Time magazine named The Protester its 2011 “Person of the Year” because, for decades till recently, most protests “seemed ineffectual and irrelevant.” That’s just silly. You can always find resistance and, depending on how you judge, it’s often relevant. The spirit of protest is indomitable and inspiring. Eruptions happen constantly, exactly when you don’t expect them. That defines resistance: it shouldn’t exist but it resists anyway. Often it’s crushed but it didn’t fail to happen because Time failed to deem it cover-worthy.

What may have been unique this past year was something else: a collapse of the conventional fountains of authority and respect. In the Arab world that meant governments. But in the West, it meant big business and finance. The brilliance of Occupy Wall Street was that it didn’t go to Washington. The Tea Party did; it directed its rage toward politicians and so it was eclipsed by the Occupiers, who targeted the bankers and financiers who control governments. That clearly resonated, but it wouldn’t have, 20 or 30 years ago.

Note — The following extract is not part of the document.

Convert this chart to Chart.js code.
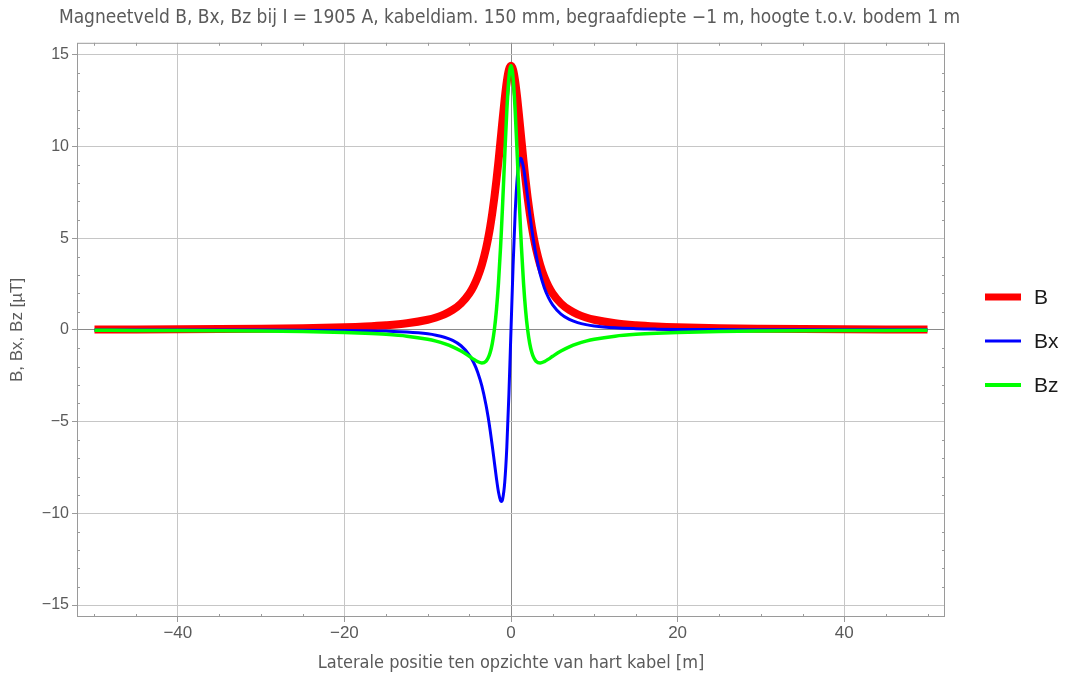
<!DOCTYPE html>
<html lang="nl">
<head>
    <meta charset="UTF-8">
    <title>Magneetveld B, Bx, Bz</title>
    <script src="https://cdn.jsdelivr.net/npm/chart.js@4.4.0/dist/chart.umd.min.js"></script>
    <style>
        body {
            margin: 0;
            background: #ffffff;
        }
        .wrap {
            width: 1067px;
            height: 677px;
            position: relative;
        }
    </style>
</head>
<body>
<div class="wrap">
    <canvas id="fieldChart"></canvas>
</div>
<script>
    // lateral position [m]
    const positions = [-50, -45, -40, -35, -30, -25, -20, -17.5, -15, -12.5, -10, -9, -8, -7, -6, -5, -4.5, -4, -3.5, -3, -2.75, -2.5, -2.25, -2, -1.75, -1.5, -1.25, -1.15, -1, -0.75, -0.5, -0.25,
        0, 0.25, 0.5, 0.75, 1, 1.15, 1.25, 1.5, 1.75, 2, 2.25, 2.5, 2.75, 3, 3.5, 4, 4.5, 5, 6, 7, 8, 9, 10, 12.5, 15, 17.5, 20, 25, 30, 35, 40, 45, 50];

    // field values [uT]
    const fieldB = [0.023, 0.028, 0.036, 0.047, 0.064, 0.092, 0.143, 0.186, 0.252, 0.359, 0.554, 0.678, 0.847, 1.087, 1.44, 1.986, 2.375, 2.88, 3.545, 4.431, 4.982, 5.62, 6.356, 7.2, 8.156, 9.216, 10.355, 10.822, 11.52, 12.625, 13.553, 14.178,
        14.4, 14.178, 13.553, 12.625, 11.52, 10.822, 10.355, 9.216, 8.156, 7.2, 6.356, 5.62, 4.982, 4.431, 3.545, 2.88, 2.375, 1.986, 1.44, 1.087, 0.847, 0.678, 0.554, 0.359, 0.252, 0.186, 0.143, 0.092, 0.064, 0.047, 0.036, 0.028, 0.023];
    const fieldBx = [-0.002, -0.003, -0.004, -0.005, -0.008, -0.015, -0.028, -0.042, -0.066, -0.112, -0.213, -0.287, -0.399, -0.574, -0.864, -1.37, -1.763, -2.304, -3.054, -4.09, -4.739, -5.482, -6.312, -7.2, -8.084, -8.847, -9.308, -9.353, -9.216, -8.301, -6.378, -3.49,
        0, 3.49, 6.378, 8.301, 9.216, 9.353, 9.308, 8.847, 8.084, 7.2, 6.312, 5.482, 4.739, 4.09, 3.054, 2.304, 1.763, 1.37, 0.864, 0.574, 0.399, 0.287, 0.213, 0.112, 0.066, 0.042, 0.028, 0.015, 0.008, 0.005, 0.004, 0.003, 0.002];
    const fieldBz = [-0.023, -0.028, -0.036, -0.047, -0.063, -0.09, -0.14, -0.181, -0.243, -0.341, -0.511, -0.614, -0.747, -0.923, -1.152, -1.438, -1.592, -1.728, -1.8, -1.704, -1.535, -1.234, -0.745, 0, 1.083, 2.58, 4.538, 5.444, 6.912, 9.512, 11.958, 13.742,
        14.4, 13.742, 11.958, 9.512, 6.912, 5.444, 4.538, 2.58, 1.083, 0, -0.745, -1.234, -1.535, -1.704, -1.8, -1.728, -1.592, -1.438, -1.152, -0.923, -0.747, -0.614, -0.511, -0.341, -0.243, -0.181, -0.14, -0.09, -0.063, -0.047, -0.036, -0.028, -0.023];

    const xTicks = [-40, -20, 0, 20, 40];
    const yTicks = [-15, -10, -5, 0, 5, 10, 15];
    const seriesNames = ['B', 'Bx', 'Bz'];
    const seriesColors = ['#ff0000', '#0000ff', '#00ff00'];
    const seriesWidths = [8, 3, 3.5];

    const narrow = "'Liberation Sans Narrow', 'Arial Narrow', 'DejaVu Sans Condensed', sans-serif";
    const regular = "'Liberation Sans', Arial, sans-serif";

    function toPoints(values) {
        return values.map((v, i) => ({ x: positions[i], y: v }));
    }

    // frame, minor ticks and the legend on the right
    const framePlugin = {
        id: 'framePlugin',
        beforeDatasetsDraw(chart) {
            const { ctx, chartArea: a } = chart;
            const xs = chart.scales.x, ys = chart.scales.y;
            ctx.save();
            ctx.strokeStyle = '#9a9a9a';
            ctx.lineWidth = 1;
            ctx.strokeRect(a.left + 0.5, a.top + 0.5, a.right - a.left - 1, a.bottom - a.top - 1);
            ctx.beginPath();
            for (let v = -50; v <= 50; v += 5) {
                if (v % 20 === 0) continue;
                const px = Math.round(xs.getPixelForValue(v)) + 0.5;
                ctx.moveTo(px, a.bottom);
                ctx.lineTo(px, a.bottom - 3);
                ctx.moveTo(px, a.top);
                ctx.lineTo(px, a.top + 3);
            }
            for (let v = -15; v <= 15; v += 1) {
                if (v % 5 === 0) continue;
                const py = Math.round(ys.getPixelForValue(v)) + 0.5;
                ctx.moveTo(a.left, py);
                ctx.lineTo(a.left + 3, py);
                ctx.moveTo(a.right, py);
                ctx.lineTo(a.right - 3, py);
            }
            ctx.stroke();
            ctx.restore();
        },
        afterDraw(chart) {
            const { ctx } = chart;
            ctx.save();
            ctx.font = '21px ' + regular;
            ctx.textBaseline = 'middle';
            ctx.textAlign = 'left';
            seriesNames.forEach((name, i) => {
                const y = 297 + i * 44;
                ctx.strokeStyle = seriesColors[i];
                ctx.lineWidth = i === 0 ? 7 : (i === 1 ? 3 : 4);
                ctx.beginPath();
                ctx.moveTo(985, y);
                ctx.lineTo(1021, y);
                ctx.stroke();
                ctx.fillStyle = '#1a1a1a';
                ctx.fillText(name, 1034, y + 1);
            });
            ctx.restore();
        }
    };

    const ctx = document.getElementById('fieldChart').getContext('2d');
    const fieldChart = new Chart(ctx, {
        type: 'line',
        data: {
            datasets: seriesNames.map((name, i) => ({
                label: name,
                data: toPoints([fieldB, fieldBx, fieldBz][i]),
                borderColor: seriesColors[i],
                backgroundColor: seriesColors[i],
                borderWidth: seriesWidths[i],
                pointRadius: 0,
                cubicInterpolationMode: 'monotone',
                order: 3 - i
            }))
        },
        options: {
            responsive: true,
            maintainAspectRatio: false,
            animation: false,
            layout: {
                padding: { left: 0, right: 48, top: 0, bottom: 0 }
            },
            plugins: {
                legend: { display: false },
                tooltip: { enabled: false },
                title: {
                    display: true,
                    text: 'Magneetveld B, Bx, Bz bij I = 1905 A, kabeldiam. 150 mm, begraafdiepte \u22121 m, hoogte t.o.v. bodem 1 m',
                    color: '#5a5a5a',
                    font: { family: narrow, size: 19, weight: 'normal' },
                    padding: { top: 7, bottom: 13 }
                }
            },
            scales: {
                x: {
                    type: 'linear',
                    min: -52.1,
                    max: 52.1,
                    afterBuildTicks: (scale) => { scale.ticks = xTicks.map(v => ({ value: v })); },
                    afterFit: (scale) => { scale.height = 60; },
                    grid: {
                        color: (c) => (c.tick && c.tick.value === 0 ? '#8a8a8a' : '#c6c6c6'),
                        lineWidth: 1,
                        drawTicks: true,
                        tickLength: 5,
                        tickColor: '#9a9a9a'
                    },
                    border: { display: false },
                    ticks: {
                        color: '#5a5a5a',
                        font: { family: regular, size: 17 },
                        padding: 1,
                        maxRotation: 0,
                        callback: (v) => String(v).replace('-', '\u2212')
                    },
                    title: {
                        display: true,
                        text: 'Laterale positie ten opzichte van hart kabel [m]',
                        color: '#5a5a5a',
                        font: { family: narrow, size: 18 },
                        padding: { top: 4, bottom: 3 }
                    }
                },
                y: {
                    type: 'linear',
                    min: -15.65,
                    max: 15.65,
                    afterBuildTicks: (scale) => { scale.ticks = yTicks.map(v => ({ value: v })); },
                    afterFit: (scale) => { scale.width = 77; },
                    grid: {
                        color: (c) => (c.tick && c.tick.value === 0 ? '#8a8a8a' : '#c6c6c6'),
                        lineWidth: 1,
                        drawTicks: true,
                        tickLength: 5,
                        tickColor: '#9a9a9a'
                    },
                    border: { display: false },
                    ticks: {
                        color: '#5a5a5a',
                        font: { family: regular, size: 16 },
                        padding: 3,
                        callback: (v) => String(v).replace('-', '\u2212')
                    },
                    title: {
                        display: true,
                        text: 'B, Bx, Bz [\u00b5T]',
                        color: '#5a5a5a',
                        font: { family: regular, size: 17 },
                        padding: { top: 7, bottom: 2 }
                    }
                },
                // empty right-hand axis that keeps room for the legend
                ySpace: {
                    type: 'linear',
                    position: 'right',
                    display: true,
                    grid: { display: false },
                    border: { display: false },
                    ticks: { display: false },
                    afterFit: (scale) => { scale.width = 74; }
                }
            }
        },
        plugins: [framePlugin]
    });
</script>
</body>
</html>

Think back to the torrent of best-selling business bios and takeover epics like Iacocca or Barbarians at the Gate that began around 1980. Business was the hero; government was the “problem” because it impeded business’s freedom (even if business icons like Lee Iacocca demanded and relied on public money). Pro-business think-tanks proliferated; they disgorged “educational” series, often on public TV, by advocates like Milton Friedman. This accelerated through the Clinton-Bush years and beyond.

It wasn’t the crash of 2008 that led to their fall from grace, nor exposure of the greed and stupidity that required a massive public rescue. It was their graceless reaction to the bailouts: no apologies, remorse or gratitude — even faked; just more arrogance, bonuses, takeovers, foreclosures. Wall Street begged to be occupied. The Unrepentant Financier could have been Time’s Person.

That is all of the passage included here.